┌────────

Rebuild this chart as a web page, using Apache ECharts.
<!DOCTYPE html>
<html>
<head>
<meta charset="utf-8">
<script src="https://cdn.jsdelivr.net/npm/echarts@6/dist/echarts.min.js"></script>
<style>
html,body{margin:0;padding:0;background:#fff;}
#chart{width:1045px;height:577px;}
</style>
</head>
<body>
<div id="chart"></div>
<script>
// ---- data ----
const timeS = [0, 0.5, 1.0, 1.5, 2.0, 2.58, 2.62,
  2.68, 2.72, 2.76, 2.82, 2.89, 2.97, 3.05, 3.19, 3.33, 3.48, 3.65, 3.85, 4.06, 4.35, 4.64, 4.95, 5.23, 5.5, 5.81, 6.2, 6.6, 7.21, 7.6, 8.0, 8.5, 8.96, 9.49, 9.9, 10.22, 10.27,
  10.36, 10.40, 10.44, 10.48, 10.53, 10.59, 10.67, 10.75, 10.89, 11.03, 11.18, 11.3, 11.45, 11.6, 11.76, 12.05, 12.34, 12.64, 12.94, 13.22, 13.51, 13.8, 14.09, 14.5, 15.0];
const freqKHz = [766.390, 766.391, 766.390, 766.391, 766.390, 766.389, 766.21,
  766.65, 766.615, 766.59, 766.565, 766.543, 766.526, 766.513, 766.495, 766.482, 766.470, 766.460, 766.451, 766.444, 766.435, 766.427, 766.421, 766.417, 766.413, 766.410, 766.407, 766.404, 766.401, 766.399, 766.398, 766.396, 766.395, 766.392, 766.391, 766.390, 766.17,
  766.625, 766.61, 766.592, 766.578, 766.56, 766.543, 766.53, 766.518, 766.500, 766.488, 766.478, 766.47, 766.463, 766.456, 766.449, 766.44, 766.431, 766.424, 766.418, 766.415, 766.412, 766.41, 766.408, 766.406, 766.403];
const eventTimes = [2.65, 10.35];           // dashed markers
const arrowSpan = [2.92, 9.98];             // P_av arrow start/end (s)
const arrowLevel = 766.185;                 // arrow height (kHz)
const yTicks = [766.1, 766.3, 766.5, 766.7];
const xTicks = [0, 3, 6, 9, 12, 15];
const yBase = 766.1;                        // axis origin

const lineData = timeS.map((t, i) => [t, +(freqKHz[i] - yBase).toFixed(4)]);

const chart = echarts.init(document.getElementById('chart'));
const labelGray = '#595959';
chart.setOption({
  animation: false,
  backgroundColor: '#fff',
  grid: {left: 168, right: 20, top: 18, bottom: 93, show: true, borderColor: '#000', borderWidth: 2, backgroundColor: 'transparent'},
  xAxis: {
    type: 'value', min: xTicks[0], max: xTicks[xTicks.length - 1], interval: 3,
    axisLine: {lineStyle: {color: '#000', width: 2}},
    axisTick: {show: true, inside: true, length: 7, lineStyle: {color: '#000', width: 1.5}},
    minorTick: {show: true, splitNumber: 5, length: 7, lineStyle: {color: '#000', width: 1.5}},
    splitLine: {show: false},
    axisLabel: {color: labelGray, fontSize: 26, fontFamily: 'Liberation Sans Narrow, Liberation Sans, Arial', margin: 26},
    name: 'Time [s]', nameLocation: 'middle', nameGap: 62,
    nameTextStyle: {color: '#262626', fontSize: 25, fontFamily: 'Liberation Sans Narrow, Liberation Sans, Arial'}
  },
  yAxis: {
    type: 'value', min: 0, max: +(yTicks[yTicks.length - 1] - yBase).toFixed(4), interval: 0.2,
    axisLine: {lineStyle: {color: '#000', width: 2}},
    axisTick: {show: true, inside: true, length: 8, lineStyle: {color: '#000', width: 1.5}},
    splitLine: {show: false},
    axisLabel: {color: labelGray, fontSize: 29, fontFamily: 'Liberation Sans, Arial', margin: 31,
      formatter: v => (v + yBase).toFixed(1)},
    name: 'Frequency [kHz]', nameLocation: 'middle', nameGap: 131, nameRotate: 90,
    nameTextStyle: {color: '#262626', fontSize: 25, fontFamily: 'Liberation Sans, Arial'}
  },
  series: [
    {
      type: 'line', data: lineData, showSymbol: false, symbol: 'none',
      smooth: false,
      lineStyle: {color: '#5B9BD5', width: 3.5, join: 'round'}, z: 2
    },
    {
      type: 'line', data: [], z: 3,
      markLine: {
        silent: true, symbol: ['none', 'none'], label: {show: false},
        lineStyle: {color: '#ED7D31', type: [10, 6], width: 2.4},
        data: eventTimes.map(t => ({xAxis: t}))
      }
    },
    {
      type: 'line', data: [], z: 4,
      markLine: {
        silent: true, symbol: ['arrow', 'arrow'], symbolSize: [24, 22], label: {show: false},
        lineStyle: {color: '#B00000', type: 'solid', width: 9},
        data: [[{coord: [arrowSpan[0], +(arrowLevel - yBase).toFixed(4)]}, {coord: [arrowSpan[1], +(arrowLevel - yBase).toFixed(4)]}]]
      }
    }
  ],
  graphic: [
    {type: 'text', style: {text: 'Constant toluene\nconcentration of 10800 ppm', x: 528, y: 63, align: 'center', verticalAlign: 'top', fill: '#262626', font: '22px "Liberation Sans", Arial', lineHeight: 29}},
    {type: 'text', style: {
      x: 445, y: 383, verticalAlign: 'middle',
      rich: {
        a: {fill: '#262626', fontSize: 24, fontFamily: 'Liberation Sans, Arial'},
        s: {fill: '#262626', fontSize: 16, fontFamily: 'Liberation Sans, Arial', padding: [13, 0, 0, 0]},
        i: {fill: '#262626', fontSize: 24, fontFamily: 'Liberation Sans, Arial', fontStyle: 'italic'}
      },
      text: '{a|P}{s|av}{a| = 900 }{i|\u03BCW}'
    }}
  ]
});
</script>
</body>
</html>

└────────

*The exercise*: Copy each line of the data above without altering a single character.

*Solution*:
Rebuild this chart as a web page, using Apache ECharts.
<!DOCTYPE html>
<html>
<head>
<meta charset="utf-8">
<script src="https://cdn.jsdelivr.net/npm/echarts@6/dist/echarts.min.js"></script>
<style>
html,body{margin:0;padding:0;background:#fff;}
#chart{width:1045px;height:577px;}
</style>
</head>
<body>
<div id="chart"></div>
<script>
// ---- data ----
const timeS = [0, 0.5, 1.0, 1.5, 2.0, 2.58, 2.62,
  2.68, 2.72, 2.76, 2.82, 2.89, 2.97, 3.05, 3.19, 3.33, 3.48, 3.65, 3.85, 4.06, 4.35, 4.64, 4.95, 5.23, 5.5, 5.81, 6.2, 6.6, 7.21, 7.6, 8.0, 8.5, 8.96, 9.49, 9.9, 10.22, 10.27,
  10.36, 10.40, 10.44, 10.48, 10.53, 10.59, 10.67, 10.75, 10.89, 11.03, 11.18, 11.3, 11.45, 11.6, 11.76, 12.05, 12.34, 12.64, 12.94, 13.22, 13.51, 13.8, 14.09, 14.5, 15.0];
const freqKHz = [766.390, 766.391, 766.390, 766.391, 766.390, 766.389, 766.21,
  766.65, 766.615, 766.59, 766.565, 766.543, 766.526, 766.513, 766.495, 766.482, 766.470, 766.460, 766.451, 766.444, 766.435, 766.427, 766.421, 766.417, 766.413, 766.410, 766.407, 766.404, 766.401, 766.399, 766.398, 766.396, 766.395, 766.392, 766.391, 766.390, 766.17,
  766.625, 766.61, 766.592, 766.578, 766.56, 766.543, 766.53, 766.518, 766.500, 766.488, 766.478, 766.47, 766.463, 766.456, 766.449, 766.44, 766.431, 766.424, 766.418, 766.415, 766.412, 766.41, 766.408, 766.406, 766.403];
const eventTimes = [2.65, 10.35];           // dashed markers
const arrowSpan = [2.92, 9.98];             // P_av arrow start/end (s)
const arrowLevel = 766.185;                 // arrow height (kHz)
const yTicks = [766.1, 766.3, 766.5, 766.7];
const xTicks = [0, 3, 6, 9, 12, 15];
const yBase = 766.1;                        // axis origin

const lineData = timeS.map((t, i) => [t, +(freqKHz[i] - yBase).toFixed(4)]);

const chart = echarts.init(document.getElementById('chart'));
const labelGray = '#595959';
chart.setOption({
  animation: false,
  backgroundColor: '#fff',
  grid: {left: 168, right: 20, top: 18, bottom: 93, show: true, borderColor: '#000', borderWidth: 2, backgroundColor: 'transparent'},
  xAxis: {
    type: 'value', min: xTicks[0], max: xTicks[xTicks.length - 1], interval: 3,
    axisLine: {lineStyle: {color: '#000', width: 2}},
    axisTick: {show: true, inside: true, length: 7, lineStyle: {color: '#000', width: 1.5}},
    minorTick: {show: true, splitNumber: 5, length: 7, lineStyle: {color: '#000', width: 1.5}},
    splitLine: {show: false},
    axisLabel: {color: labelGray, fontSize: 26, fontFamily: 'Liberation Sans Narrow, Liberation Sans, Arial', margin: 26},
    name: 'Time [s]', nameLocation: 'middle', nameGap: 62,
    nameTextStyle: {color: '#262626', fontSize: 25, fontFamily: 'Liberation Sans Narrow, Liberation Sans, Arial'}
  },
  yAxis: {
    type: 'value', min: 0, max: +(yTicks[yTicks.length - 1] - yBase).toFixed(4), interval: 0.2,
    axisLine: {lineStyle: {color: '#000', width: 2}},
    axisTick: {show: true, inside: true, length: 8, lineStyle: {color: '#000', width: 1.5}},
    splitLine: {show: false},
    axisLabel: {color: labelGray, fontSize: 29, fontFamily: 'Liberation Sans, Arial', margin: 31,
      formatter: v => (v + yBase).toFixed(1)},
    name: 'Frequency [kHz]', nameLocation: 'middle', nameGap: 131, nameRotate: 90,
    nameTextStyle: {color: '#262626', fontSize: 25, fontFamily: 'Liberation Sans, Arial'}
  },
  series: [
    {
      type: 'line', data: lineData, showSymbol: false, symbol: 'none',
      smooth: false,
      lineStyle: {color: '#5B9BD5', width: 3.5, join: 'round'}, z: 2
    },
    {
      type: 'line', data: [], z: 3,
      markLine: {
        silent: true, symbol: ['none', 'none'], label: {show: false},
        lineStyle: {color: '#ED7D31', type: [10, 6], width: 2.4},
        data: eventTimes.map(t => ({xAxis: t}))
      }
    },
    {
      type: 'line', data: [], z: 4,
      markLine: {
        silent: true, symbol: ['arrow', 'arrow'], symbolSize: [24, 22], label: {show: false},
        lineStyle: {color: '#B00000', type: 'solid', width: 9},
        data: [[{coord: [arrowSpan[0], +(arrowLevel - yBase).toFixed(4)]}, {coord: [arrowSpan[1], +(arrowLevel - yBase).toFixed(4)]}]]
      }
    }
  ],
  graphic: [
    {type: 'text', style: {text: 'Constant toluene\nconcentration of 10800 ppm', x: 528, y: 63, align: 'center', verticalAlign: 'top', fill: '#262626', font: '22px "Liberation Sans", Arial', lineHeight: 29}},
    {type: 'text', style: {
      x: 445, y: 383, verticalAlign: 'middle',
      rich: {
        a: {fill: '#262626', fontSize: 24, fontFamily: 'Liberation Sans, Arial'},
        s: {fill: '#262626', fontSize: 16, fontFamily: 'Liberation Sans, Arial', padding: [13, 0, 0, 0]},
        i: {fill: '#262626', fontSize: 24, fontFamily: 'Liberation Sans, Arial', fontStyle: 'italic'}
      },
      text: '{a|P}{s|av}{a| = 900 }{i|\u03BCW}'
    }}
  ]
});
</script>
</body>
</html>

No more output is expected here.